> **What to do**
Identify, in the records below, every line where the string "with" appears, and copy each such line.

> **Given records**
+--
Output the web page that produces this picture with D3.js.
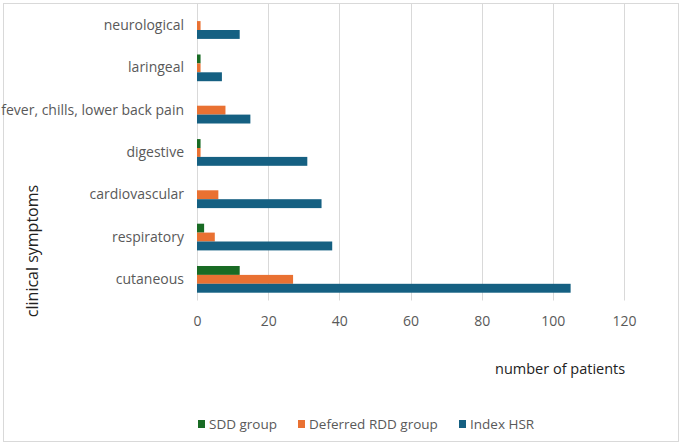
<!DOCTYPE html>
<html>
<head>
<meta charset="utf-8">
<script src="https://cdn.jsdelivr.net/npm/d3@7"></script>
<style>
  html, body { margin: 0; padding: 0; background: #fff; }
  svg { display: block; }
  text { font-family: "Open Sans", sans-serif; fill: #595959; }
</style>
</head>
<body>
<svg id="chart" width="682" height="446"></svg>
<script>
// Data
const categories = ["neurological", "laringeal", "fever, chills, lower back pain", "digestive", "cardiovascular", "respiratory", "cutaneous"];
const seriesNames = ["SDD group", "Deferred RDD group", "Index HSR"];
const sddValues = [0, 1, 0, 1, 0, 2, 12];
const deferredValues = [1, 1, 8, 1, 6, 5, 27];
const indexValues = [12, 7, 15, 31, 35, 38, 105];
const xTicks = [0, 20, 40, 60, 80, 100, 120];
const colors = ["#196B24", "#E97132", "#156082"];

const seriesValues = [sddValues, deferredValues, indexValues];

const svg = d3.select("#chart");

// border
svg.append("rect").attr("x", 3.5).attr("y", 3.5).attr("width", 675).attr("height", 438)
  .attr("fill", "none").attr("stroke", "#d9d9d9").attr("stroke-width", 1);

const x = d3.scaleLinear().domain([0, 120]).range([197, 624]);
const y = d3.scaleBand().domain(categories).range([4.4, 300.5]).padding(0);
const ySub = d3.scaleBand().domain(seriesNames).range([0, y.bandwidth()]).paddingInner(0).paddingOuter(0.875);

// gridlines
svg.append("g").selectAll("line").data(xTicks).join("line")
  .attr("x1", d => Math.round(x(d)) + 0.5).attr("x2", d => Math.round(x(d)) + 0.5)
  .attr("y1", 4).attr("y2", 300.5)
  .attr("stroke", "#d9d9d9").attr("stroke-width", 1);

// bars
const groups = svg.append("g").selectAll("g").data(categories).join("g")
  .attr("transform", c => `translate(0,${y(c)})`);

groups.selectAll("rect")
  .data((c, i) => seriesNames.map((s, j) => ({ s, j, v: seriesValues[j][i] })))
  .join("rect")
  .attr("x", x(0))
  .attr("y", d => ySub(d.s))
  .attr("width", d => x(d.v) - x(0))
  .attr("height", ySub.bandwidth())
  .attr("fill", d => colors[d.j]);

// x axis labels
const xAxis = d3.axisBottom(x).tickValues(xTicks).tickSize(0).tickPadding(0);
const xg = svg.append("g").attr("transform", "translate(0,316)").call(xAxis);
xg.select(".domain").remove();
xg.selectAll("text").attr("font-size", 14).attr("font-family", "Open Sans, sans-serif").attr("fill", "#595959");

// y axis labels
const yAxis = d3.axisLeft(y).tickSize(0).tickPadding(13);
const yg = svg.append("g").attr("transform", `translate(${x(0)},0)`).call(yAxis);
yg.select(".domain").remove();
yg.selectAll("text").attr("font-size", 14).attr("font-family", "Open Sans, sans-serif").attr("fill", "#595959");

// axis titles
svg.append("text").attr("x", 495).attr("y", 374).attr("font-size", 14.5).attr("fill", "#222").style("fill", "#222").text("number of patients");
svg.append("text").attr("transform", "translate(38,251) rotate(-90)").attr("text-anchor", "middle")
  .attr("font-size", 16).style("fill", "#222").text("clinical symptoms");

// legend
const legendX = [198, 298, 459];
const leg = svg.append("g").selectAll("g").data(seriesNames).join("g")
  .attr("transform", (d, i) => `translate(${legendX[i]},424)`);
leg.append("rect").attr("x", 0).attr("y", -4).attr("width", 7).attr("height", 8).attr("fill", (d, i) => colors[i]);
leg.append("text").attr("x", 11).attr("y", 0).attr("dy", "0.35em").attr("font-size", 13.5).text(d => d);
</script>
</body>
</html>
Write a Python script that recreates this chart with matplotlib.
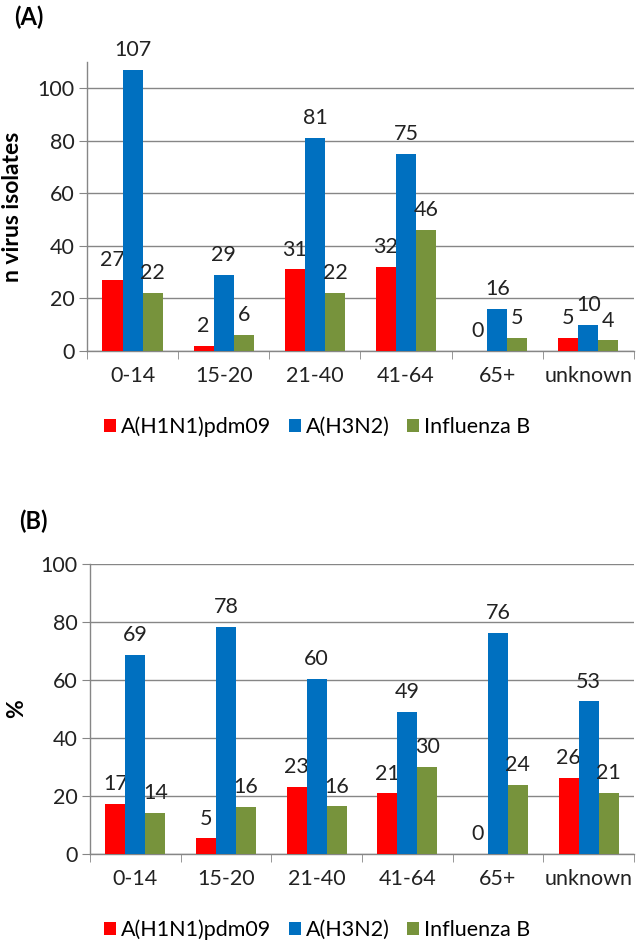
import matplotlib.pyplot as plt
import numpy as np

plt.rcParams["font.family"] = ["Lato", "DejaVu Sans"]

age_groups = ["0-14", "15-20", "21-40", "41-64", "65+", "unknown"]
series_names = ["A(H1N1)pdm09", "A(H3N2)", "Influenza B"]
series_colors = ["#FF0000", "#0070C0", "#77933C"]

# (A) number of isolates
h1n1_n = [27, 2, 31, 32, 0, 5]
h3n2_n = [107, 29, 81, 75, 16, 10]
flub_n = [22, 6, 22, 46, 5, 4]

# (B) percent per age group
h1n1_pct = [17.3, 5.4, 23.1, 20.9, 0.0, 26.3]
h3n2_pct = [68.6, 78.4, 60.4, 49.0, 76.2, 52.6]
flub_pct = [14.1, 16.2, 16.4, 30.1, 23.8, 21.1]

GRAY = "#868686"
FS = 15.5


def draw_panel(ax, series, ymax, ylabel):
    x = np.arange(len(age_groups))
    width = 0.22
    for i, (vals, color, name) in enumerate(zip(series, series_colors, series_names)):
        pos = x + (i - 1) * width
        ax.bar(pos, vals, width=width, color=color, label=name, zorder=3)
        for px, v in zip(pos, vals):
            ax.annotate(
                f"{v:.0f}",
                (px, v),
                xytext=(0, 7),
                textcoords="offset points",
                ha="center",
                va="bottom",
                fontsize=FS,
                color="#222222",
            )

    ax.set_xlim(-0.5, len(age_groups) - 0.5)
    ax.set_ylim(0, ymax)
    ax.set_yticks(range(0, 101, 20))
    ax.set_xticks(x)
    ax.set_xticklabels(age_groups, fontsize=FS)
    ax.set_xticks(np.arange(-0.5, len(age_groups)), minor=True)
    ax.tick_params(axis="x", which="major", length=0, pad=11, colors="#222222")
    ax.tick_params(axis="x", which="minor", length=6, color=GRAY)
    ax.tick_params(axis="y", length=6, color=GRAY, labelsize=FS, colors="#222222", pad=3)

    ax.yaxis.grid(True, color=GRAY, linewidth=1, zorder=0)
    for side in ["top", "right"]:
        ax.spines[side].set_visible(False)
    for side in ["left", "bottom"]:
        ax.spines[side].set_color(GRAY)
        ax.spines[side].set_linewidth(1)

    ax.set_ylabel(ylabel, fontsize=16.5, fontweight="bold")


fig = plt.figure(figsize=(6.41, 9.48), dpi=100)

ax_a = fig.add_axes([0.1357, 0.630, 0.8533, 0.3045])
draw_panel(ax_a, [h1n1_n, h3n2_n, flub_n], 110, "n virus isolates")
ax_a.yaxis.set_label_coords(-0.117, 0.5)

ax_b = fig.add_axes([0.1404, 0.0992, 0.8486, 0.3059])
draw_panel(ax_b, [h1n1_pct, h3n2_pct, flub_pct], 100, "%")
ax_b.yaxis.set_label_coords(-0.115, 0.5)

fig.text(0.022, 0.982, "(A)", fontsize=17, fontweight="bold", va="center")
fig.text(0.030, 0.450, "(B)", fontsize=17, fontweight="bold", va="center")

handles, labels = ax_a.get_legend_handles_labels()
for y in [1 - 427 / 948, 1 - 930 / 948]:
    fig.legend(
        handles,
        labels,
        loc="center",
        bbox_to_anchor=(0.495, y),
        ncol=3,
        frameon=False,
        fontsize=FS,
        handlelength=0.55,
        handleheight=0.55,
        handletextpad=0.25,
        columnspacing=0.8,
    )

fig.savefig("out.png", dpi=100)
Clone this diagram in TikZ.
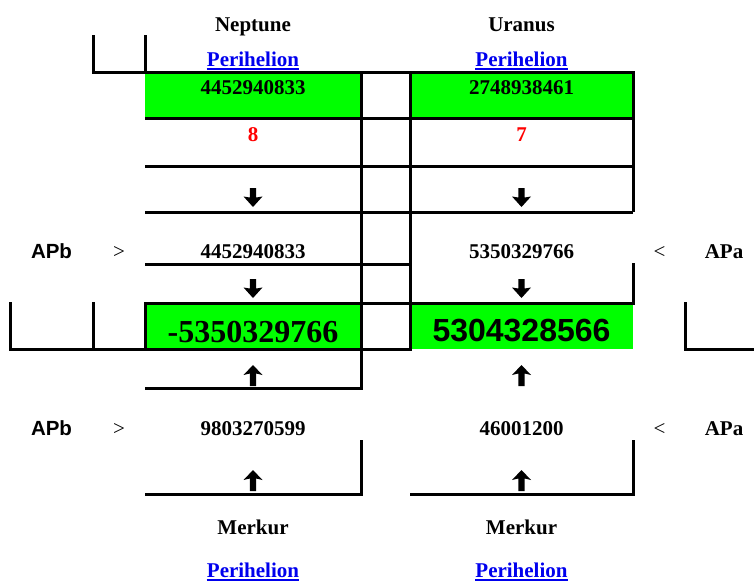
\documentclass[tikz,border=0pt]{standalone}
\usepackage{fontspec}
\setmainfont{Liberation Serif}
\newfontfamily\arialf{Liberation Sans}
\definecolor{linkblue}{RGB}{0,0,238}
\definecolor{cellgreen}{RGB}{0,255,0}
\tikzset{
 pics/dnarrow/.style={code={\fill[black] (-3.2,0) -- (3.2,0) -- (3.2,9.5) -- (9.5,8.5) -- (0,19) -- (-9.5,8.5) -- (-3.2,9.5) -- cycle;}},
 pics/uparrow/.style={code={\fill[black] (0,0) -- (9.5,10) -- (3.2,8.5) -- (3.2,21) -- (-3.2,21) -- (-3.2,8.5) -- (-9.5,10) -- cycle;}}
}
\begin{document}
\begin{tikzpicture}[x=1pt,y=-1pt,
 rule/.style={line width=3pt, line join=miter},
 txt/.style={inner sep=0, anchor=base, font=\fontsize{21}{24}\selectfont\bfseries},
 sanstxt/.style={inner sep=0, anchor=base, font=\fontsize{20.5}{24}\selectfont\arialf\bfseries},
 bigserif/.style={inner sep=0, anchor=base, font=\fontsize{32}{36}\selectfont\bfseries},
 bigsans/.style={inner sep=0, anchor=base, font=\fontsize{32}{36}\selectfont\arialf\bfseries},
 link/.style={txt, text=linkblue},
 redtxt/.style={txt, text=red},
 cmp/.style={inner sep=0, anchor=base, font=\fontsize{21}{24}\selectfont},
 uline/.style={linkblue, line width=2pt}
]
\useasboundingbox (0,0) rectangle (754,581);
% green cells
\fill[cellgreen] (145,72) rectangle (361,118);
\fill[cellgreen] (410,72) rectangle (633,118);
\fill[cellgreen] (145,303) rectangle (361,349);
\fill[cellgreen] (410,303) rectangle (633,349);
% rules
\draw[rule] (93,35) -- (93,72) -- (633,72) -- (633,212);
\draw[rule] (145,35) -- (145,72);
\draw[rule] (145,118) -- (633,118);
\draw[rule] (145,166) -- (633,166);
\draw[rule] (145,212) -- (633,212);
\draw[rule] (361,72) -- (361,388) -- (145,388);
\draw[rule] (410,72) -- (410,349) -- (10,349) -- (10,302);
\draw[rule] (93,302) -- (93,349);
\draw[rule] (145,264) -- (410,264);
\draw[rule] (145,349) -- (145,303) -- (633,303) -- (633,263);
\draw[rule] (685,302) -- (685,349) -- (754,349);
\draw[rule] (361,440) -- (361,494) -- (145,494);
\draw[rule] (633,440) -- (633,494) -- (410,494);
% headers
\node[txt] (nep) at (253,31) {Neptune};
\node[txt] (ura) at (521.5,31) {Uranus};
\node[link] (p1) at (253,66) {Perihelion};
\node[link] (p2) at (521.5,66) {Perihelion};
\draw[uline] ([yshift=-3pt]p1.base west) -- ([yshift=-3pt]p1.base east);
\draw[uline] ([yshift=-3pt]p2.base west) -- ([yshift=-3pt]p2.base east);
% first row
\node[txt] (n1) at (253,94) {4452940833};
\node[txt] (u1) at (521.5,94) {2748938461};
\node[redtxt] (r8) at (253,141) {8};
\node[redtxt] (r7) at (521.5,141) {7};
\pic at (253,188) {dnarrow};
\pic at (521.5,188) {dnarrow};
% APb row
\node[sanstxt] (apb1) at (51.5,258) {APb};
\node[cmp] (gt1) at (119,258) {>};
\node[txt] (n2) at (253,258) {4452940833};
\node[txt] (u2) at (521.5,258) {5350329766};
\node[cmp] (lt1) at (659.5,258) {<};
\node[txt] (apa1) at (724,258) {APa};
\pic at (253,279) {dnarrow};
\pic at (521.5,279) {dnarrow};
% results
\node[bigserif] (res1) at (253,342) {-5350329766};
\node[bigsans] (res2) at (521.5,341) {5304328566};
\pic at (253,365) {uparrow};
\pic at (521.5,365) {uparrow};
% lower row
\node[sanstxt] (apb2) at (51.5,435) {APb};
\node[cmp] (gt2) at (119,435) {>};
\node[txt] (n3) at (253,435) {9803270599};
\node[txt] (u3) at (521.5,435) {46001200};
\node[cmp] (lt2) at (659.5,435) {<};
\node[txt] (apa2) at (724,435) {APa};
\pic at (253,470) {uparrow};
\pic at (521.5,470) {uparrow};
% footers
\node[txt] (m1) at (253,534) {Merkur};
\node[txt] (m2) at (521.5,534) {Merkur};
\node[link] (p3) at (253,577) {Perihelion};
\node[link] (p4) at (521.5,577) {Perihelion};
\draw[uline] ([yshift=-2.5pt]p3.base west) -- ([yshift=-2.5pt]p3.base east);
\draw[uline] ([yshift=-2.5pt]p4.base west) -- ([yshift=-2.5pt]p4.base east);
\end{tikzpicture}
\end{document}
+--
> **Answer**
Output the web page that produces this picture with D3.js.
Write a Python script that recreates this chart with matplotlib.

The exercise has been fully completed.